In the early hours of August 11, 2020, a fishing vessel named Arctic Fox II began taking on water off the B.C. coast near Bamfield.
By the end of the day, two crew members had died. A third was rescued by the United States Coast Guard.
A scathing new report from the Transportation Safety Board of Canada concluded that the Arctic Fox II was not well-maintained, and nobody was checking that it met government regulations.
But these issues aren’t unique to only this one vessel.
Experts have been warning for years that thousands of commercial fishermen face dire safety threats on the job, and yet little to nothing has changed on the B.C. coast.
“Commercial fishing is one of the most dangerous occupations in British Columbia,” notes the website of provincial agency Work Safe BC, and capsizing is the main hazard.
The Transportation Safety Board of Canada is well aware of those risks.
“Every year, the same safety deficiencies on board fishing vessels continue to put at risk the lives of thousands of Canadian commercial fish harvesters and the livelihoods of their families and communities,” stated a Watchlist issued by the independent federal agency earlier this year.
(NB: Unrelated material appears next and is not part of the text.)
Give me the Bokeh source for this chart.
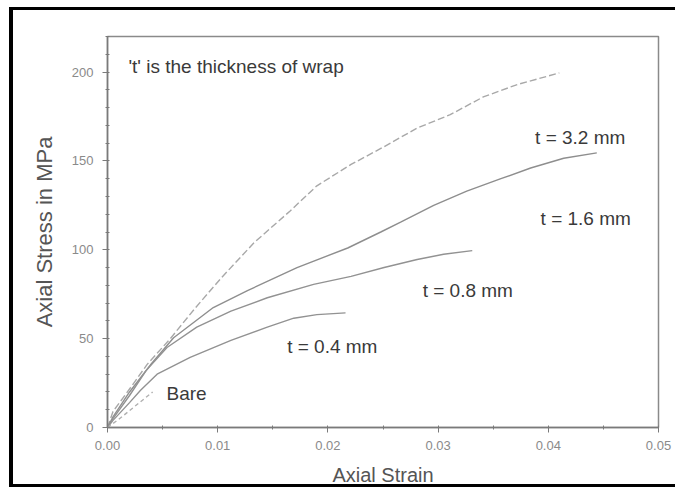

“From 2010 to 2021, the TSB conducted 37 commercial fishing–related investigations where recurring unsafe conditions were identified. During this same period, 128 fatalities resulted from 87 fishing accidents,” said the board. “The two most common reasons for fatalities were falling overboard and problems with vessel stability.”
Before the Arctic Fox II sank in 2020, there were warnings that the vessel owned by Teague Fishing Corporation and registered in Shawnigan Lake was not sound.
The week before it sank, two young men hired on as new crew members snuck off the boat one night because they were worried about safety, said news reports. Raymond and Anthony Dixon, 19-year-old twins from Nanaimo, told Victoria News they left while the master slept because the boat had loose fixtures, worn-out cables, and old survival suits with cracking seams.
When the vessel began taking on water those deficiencies became quickly apparent.
“The master attempted to deal with the water ingress and safety-critical tasks unassisted and ordered the crew members to prepare to abandon the vessel. As the vessel drifted and rolled in the sea conditions, waves landed on deck, making it difficult for the master and crew members to maintain their balance,” noted the Transportation Safety Board of Canada report.
The crew was unfamiliar with the instructions for using the life raft, which went overboard. “Shortly after, the master and one of the crew members entered the water with their immersion suit only partially zipped and with ankle straps unsecured. Consequently, they were exposed to the elements and eventually drowned.”
Comments left on a CBC news story this month, which have not been confirmed by West Coast Now, cite other fishermen’s experiences with other unsafe commercial fishing boats.
One commenter, under the name Jeff Lafleur, said he left one boat early last “due to the lack of safety,” and tried to warn regulators. “As I got off I wrote a report of my experience and sent it to Transport Canada, (the federal fisheries department) and also to Worksafe BC.”
Lafleur said the fisheries department responded but his concerns sent to Transport Canada and Worksafe “were wholly ignored.”
“When you are on a fishing vessel operating 20-30 miles offshore in the Pacific, there are no authorities. No checks and balances to speak of. You are left in the care of your vessel and crew. The crew works 7 days per week, 18-20hrs per day, sometimes for months straight. It is amazing that we don’t read stories like this one more often. The industry needs a serious overhaul,” wrote Lafleur.
“There is nowhere to report a bad skipper and/or an unsafe boat,” said another commenter, Yvonne Laviolette, who also said they left a boat for unsafe conditions.
“Safety deficiencies in the fishing industry put at risk the lives of fish harvesters, the efficiency and continuity of their operations, and the livelihoods of their families and communities,” noted the Watchlist of the Transportation Safety Board.
It said the risks will remain until federal and provincial authorities, industry leaders, and safety advocates “successfully influence and reinforce changes in behaviours and attitudes.”